Fox Searchlight's fantastical romance "The Shape of Water" and its dark comedy "Three Billboards Outside Ebbing, Missouri" emerged as front runners for the Oscar best picture prize on Tuesday after capturing nominations in all of the major categories.
"The Shape of Water" earned a leading 13 nominations, including nods for best picture, screenplay, director Guillermo del Toro and actors Sally Hawkins, Richard Jenkins and Octavia Spencer.
The nominations for the Oscars, the highest honors in the industry, were notable for their wide range and for embracing stories about and by women and people of color.
"I've never seen such variety that I can remember.

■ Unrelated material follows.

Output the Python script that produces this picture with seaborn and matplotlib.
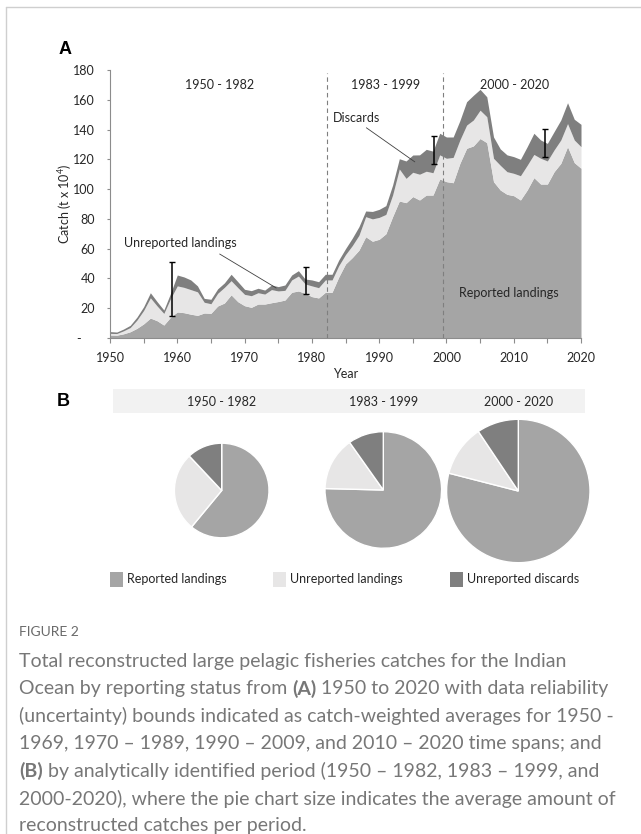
import matplotlib
matplotlib.use("Agg")
import matplotlib.pyplot as plt
import numpy as np
import pandas as pd
import seaborn as sns
from matplotlib.lines import Line2D
from matplotlib.patches import Rectangle

# ---------------------------------------------------------------- data
years = list(range(1950, 2021))
reported = [2.0, 1.9, 2.8, 4.2, 6.5, 9.5, 13.4, 11.6, 8.7, 14.0,
            17.5, 17.0, 16.0, 15.2, 16.8, 16.6, 21.5, 23.5, 29.0, 24.4,
            21.7, 20.6, 22.8, 22.8, 23.7, 24.5, 25.5, 30.7, 31.6, 30.0,
            27.8, 26.9, 30.7, 30.7, 41.0, 49.7, 54.0, 59.0, 68.0, 65.0,
            66.3, 70.0, 81.5, 92.0, 90.9, 95.0, 92.7, 96.0, 96.0, 106.8,
            105.0, 104.3, 117.3, 127.4, 129.0, 134.0, 131.2, 105.0, 99.4, 96.5,
            95.6, 92.7, 99.4, 107.7, 103.4, 103.4, 111.7, 117.3, 128.5, 117.8,
            114.0]
unreported_landings = [1.1, 1.1, 2.0, 2.8, 5.5, 9.0, 13.6, 9.9, 7.8, 12.5,
                       17.5, 17.0, 16.5, 15.8, 7.2, 6.4, 8.5, 10.5, 9.5, 9.4,
                       7.6, 7.8, 7.6, 6.7, 8.8, 7.1, 6.5, 8.3, 10.0, 6.3,
                       7.2, 6.9, 8.3, 8.3, 7.6, 6.3, 8.0, 10.0, 13.5, 15.0,
                       14.7, 13.0, 14.5, 21.5, 16.3, 16.3, 17.3, 16.0, 15.0, 16.2,
                       15.7, 17.0, 15.7, 15.6, 17.4, 19.0, 17.4, 15.7, 16.6, 15.2,
                       15.0, 16.3, 16.6, 15.6, 17.3, 15.5, 14.6, 15.7, 15.5, 15.2,
                       14.5]
discards = [1.2, 1.0, 1.2, 1.5, 2.0, 2.5, 3.4, 2.9, 2.3, 3.5,
            7.3, 7.0, 6.5, 4.0, 2.6, 3.0, 3.0, 3.0, 4.3, 4.0,
            3.4, 3.4, 3.0, 2.7, 3.1, 2.9, 3.6, 3.3, 3.6, 3.3,
            4.0, 4.0, 3.8, 3.8, 3.8, 4.0, 5.0, 5.8, 3.8, 5.0,
            5.4, 5.9, 6.7, 6.9, 11.7, 11.6, 13.0, 14.7, 14.5, 14.5,
            14.3, 13.7, 13.0, 15.7, 16.6, 14.0, 13.4, 14.3, 11.0, 11.3,
            11.2, 11.0, 12.5, 14.2, 12.3, 11.8, 12.3, 13.4, 14.0, 13.9,
            15.0]

series_names = ["Reported landings", "Unreported landings", "Unreported discards"]

period_labels = ["1950 - 1982", "1983 - 1999", "2000 - 2020"]
period_breaks = [1982.2, 1999.5]

# uncertainty bounds (catch-weighted averages per time span)
err_years = [1959.2, 1979.2, 1998.1, 2014.7]
err_low = [14.8, 29.3, 116.9, 121.8]
err_high = [51.3, 47.9, 135.7, 140.4]

# composition of the average catch per period (%)
pie_reported = [61.0, 75.4, 79.0]
pie_unreported = [27.0, 14.8, 11.6]
pie_discards = [12.0, 9.8, 9.4]

# ---------------------------------------------------------------- style
sns.set_theme(style="ticks")
plt.rcParams["font.family"] = ["Lato", "DejaVu Sans"]
plt.rcParams["mathtext.fontset"] = "custom"
plt.rcParams["mathtext.rm"] = "Lato"
plt.rcParams["mathtext.default"] = "regular"

C_REP, C_UNR, C_DIS = "#a5a5a5", "#e7e6e6", "#7f7f7f"
COLORS = [C_REP, C_UNR, C_DIS]
AXIS_C = "#8c8c8c"
TXT = "#262626"
CAP_C = "#777777"

W, H = 641, 834
fig = plt.figure(figsize=(W / 100, H / 100), dpi=100)


def fx(px):
    return px / W


def fy(py):
    return 1 - py / H


# ---------------------------------------------------------------- panel A
df = pd.DataFrame({"Year": years,
                   series_names[0]: reported,
                   series_names[1]: unreported_landings,
                   series_names[2]: discards})

ax = fig.add_axes([fx(110), fy(338), 471 / W, 268 / H])
ax.stackplot(df["Year"], *[df[n] for n in series_names],
             colors=COLORS, linewidth=0)
ax.set_xlim(1950, 2020)
ax.set_ylim(0, 180)

ax.set_xticks(range(1950, 2021, 10))
ax.set_xticks(range(1955, 2020, 10), minor=True)
yt = list(range(0, 181, 20))
ax.set_yticks(yt)
ax.set_yticklabels(["-    "] + [str(v) for v in yt[1:]])
ax.tick_params(axis="x", which="both", length=3.8, width=0.8, color=AXIS_C,
               pad=6, labelsize=9, labelcolor=TXT)
ax.tick_params(axis="y", length=2.4, width=0.8, color=AXIS_C,
               pad=8.4, labelsize=9, labelcolor=TXT)
sns.despine(ax=ax)
for s in ("left", "bottom"):
    ax.spines[s].set_color(AXIS_C)
    ax.spines[s].set_linewidth(0.8)
ax.set_xlabel("Year", fontsize=9, color=TXT, labelpad=3)
fig.text(fx(65.5), fy(204), "Catch (t x 10$^{4}$)", rotation=90,
         ha="center", va="center", fontsize=9, color=TXT)

for b in period_breaks:
    ax.axvline(b, ymax=178.3 / 180, color="#7f7f7f", lw=0.8, ls=(0, (4, 3)))

label_x = [1966.3, 1990.9, 2010.1]
for lx, lab in zip(label_x, period_labels):
    ax.text(lx, 170, lab, ha="center", va="center", fontsize=9, color=TXT)

err_mid = [(lo + hi) / 2 for lo, hi in zip(err_low, err_high)]
err_half = [(hi - lo) / 2 for lo, hi in zip(err_low, err_high)]
ax.errorbar(err_years, err_mid, yerr=err_half, fmt="none", ecolor="black",
            elinewidth=1.1, capsize=1.9, capthick=1.0)

ax.text(1960.5, 63.8, "Unreported landings", ha="center", va="center",
        fontsize=9, color=TXT)
ax.plot([1966.3, 1974.7], [56.4, 33.6], color="#404040", lw=0.6)
ax.text(1986.7, 148, "Discards", ha="center", va="center", fontsize=9, color=TXT)
ax.plot([1988.1, 1995.3], [141.2, 118.3], color="#404040", lw=0.6)
ax.text(2009.2, 30.4, "Reported landings", ha="center", va="center",
        fontsize=9, color=TXT)

fig.text(fx(59), fy(50), "A", fontsize=13, fontweight="bold",
         family="Liberation Sans", ha="left", va="center", color="black")
fig.text(fx(57), fy(402), "B", fontsize=13, fontweight="bold",
         family="Liberation Sans", ha="left", va="center", color="black")

# ---------------------------------------------------------------- panel B
ov = fig.add_axes([0, 0, 1, 1])
ov.patch.set_alpha(0)

ov.add_patch(Rectangle((112.7, H - 413), 585 - 112.7, 24,
                       facecolor="#f2f2f2", edgecolor="none"))
pie_centres = [(221.7, 490.5), (383.3, 490.0), (518.3, 491.0)]
pie_radii = [47.3, 58.3, 71.7]
for (cx, cy), rad, lab, r, u, d in zip(pie_centres, pie_radii, period_labels,
                                       pie_reported, pie_unreported, pie_discards):
    ov.text(cx, H - 401.5, lab, ha="center", va="center", fontsize=9, color=TXT)
    ov.pie([r, u, d], colors=COLORS, startangle=90, counterclock=False,
           center=(cx, H - cy), radius=rad, frame=True,
           wedgeprops=dict(edgecolor="white", linewidth=1.0))

leg_sq_x = [110, 272.5, 450]
leg_y = 579
for lx, name, col in zip(leg_sq_x, series_names, COLORS):
    ov.add_patch(Rectangle((lx, H - leg_y - 7.5), 13, 15,
                           facecolor=col, edgecolor="none"))
    ov.text(lx + 17, H - leg_y, name, ha="left", va="center",
            fontsize=9, color=TXT)

ov.set_xlim(0, W)
ov.set_ylim(0, H)
ov.set_aspect("auto")
ov.axis("off")

# ---------------------------------------------------------------- frame
fig.add_artist(Line2D([fx(6), fx(6)], [fy(7), 0], color="#cfcfcf", lw=1.0))
fig.add_artist(Line2D([fx(6), 1], [fy(7), fy(7)], color="#cfcfcf", lw=1.0))

# ---------------------------------------------------------------- caption
renderer = fig.canvas.get_renderer()
CAP_SIZE = 14


def space_width(weight):
    a = fig.text(0, 0, "aa", fontsize=CAP_SIZE, fontweight=weight)
    b = fig.text(0, 0, "a a", fontsize=CAP_SIZE, fontweight=weight)
    w = b.get_window_extent(renderer).width - a.get_window_extent(renderer).width
    a.remove()
    b.remove()
    return w


def rich_line(x, y, parts):
    for i, (s, weight) in enumerate(parts):
        if i > 0:
            x += space_width(weight)
        t = fig.text(fx(x), fy(y), s, fontsize=CAP_SIZE, fontweight=weight,
                     ha="left", va="center", color=CAP_C)
        x += t.get_window_extent(renderer).width


fig.text(fx(19), fy(632), "FIGURE 2", fontsize=10, color="#6a6a6a",
         ha="left", va="center")
caption = [
    [("Total reconstructed large pelagic fisheries catches for the Indian", "normal")],
    [("Ocean by reporting status from", "normal"), ("(A)", "bold"),
     ("1950 to 2020 with data reliability", "normal")],
    [("(uncertainty) bounds indicated as catch-weighted averages for 1950 -", "normal")],
    [("1969, 1970 \u2013 1989, 1990 \u2013 2009, and 2010 \u2013 2020 time spans; and", "normal")],
    [("(B)", "bold"),
     ("by analytically identified period (1950 \u2013 1982, 1983 \u2013 1999, and", "normal")],
    [("2000-2020), where the pie chart size indicates the average amount of", "normal")],
    [("reconstructed catches per period.", "normal")],
]
for i, parts in enumerate(caption):
    rich_line(19, 661 + 27.5 * i, parts)

fig.savefig("out.png", dpi=100)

There's something in there for everybody," said Laurie Metcalf, nominated for her supporting role in "Lady Bird."
"Shape of Water" has been celebrated as a visual feast about a woman who falls in love with a strange river creature.
"For 25 years, I've been preaching that the dark poetry and emotion of my stories are fairytales for modern times," Mexican director del Toro told Reuters.
Jenkins called it a film "about love and acceptance and empathy and not being judgmental."
Sweeping British World War Two drama "Dunkirk," from Warner Bros., followed with eight nominations, including for director Christopher Nolan.
But Fox Searchlight's quirky "Three Billboards," about an angry woman seeking justice for her daughter's murder, has dominated Hollywood's awards season so far, winning the top prize at the influential Screen Actors Guild awards on Sunday.
It got seven Oscar nods, with Golden Globe and Screen Actors Guild winners Frances McDormand and Sam Rockwell competing in the acting race, along with Woody Harrelson.
European betting firm Betway made "Three Billboards" favorite on Tuesday to win best picture, closely followed by "The Shape of Water."
The awards will be presented in Hollywood on March 4, hosted for a second year by late night TV star Jimmy Kimmel.
Risks and rewards
The six other best picture nominees are "Call Me By Your Name," a luscious coming of age gay romance set in Italy; British war film "Darkest Hour," starring best actor front-runner Gary Oldman as Winston Churchill; racial satire "Get Out"; mother-daughter tale "Lady Bird," disturbing romance "Phantom Thread" starring Daniel Day-Lewis in what he says will be his last movie; and press freedom movie "The Post."
"In a world that seems to be yearning for true statesmanship, to see Churchill’s words and legacy resonate so strongly... leaves us with full hearts today," the producers of "Darkest Hour" said in a statement.
Twentieth Century Fox and its independent film units dominated the studio tally, with 27 nominations.
Following months of headlines about sexual misconduct in Hollywood and beyond, and campaigns for female empowerment, women and their stories resonated with the 8,000 voters of the Academy of Motion Picture Arts and Sciences.
Greta Gerwig became only the fifth woman ever to be nominated for a best director Oscar, for "Lady Bird." The movie also won a nominations for stars Saoirse Ronan and Metcalf.
After two years of controversy over a largely white Oscar line-up, people of color also did well. Mary J. Blige, Octavia Spencer, Denzel Washington and Daniel Kaluuya all got acting nods.
"Get Out," Jordan Peele's modern racial satire told in the form of a thriller, won directing and screenplay nominations on top of a coveted best picture nod.
"It was a big risk to make this movie and it could have gone very wrong and the fact that everybody came together and made it work was welcome," Peele told Reuters. Interracial romantic comedy "The Big Sick" won a screenplay nomination.
Meryl Streep, 68, extended her lead as the most-nominated actor ever to 21, with her nomination for "The Post," Steven Spielberg's drama about the Washington Post's decision to publish secret papers about the Vietnam War.
Streep, starring as Post publisher Katharine Graham, said in a statement she was honored by the nomination "for a film I love, a film that stands in defense of press freedom, and inclusion of women’s voices in the movement of history."
But there were plenty of first time nominees, including Timothee Chalamet, 22, experiencing a sexual awakening in "Call Me By Your Name," Margot Robbie and Allison Janney for ice-skating movie "I, Tonya," and veteran British actress Lesley Manville for "Phantom Thread."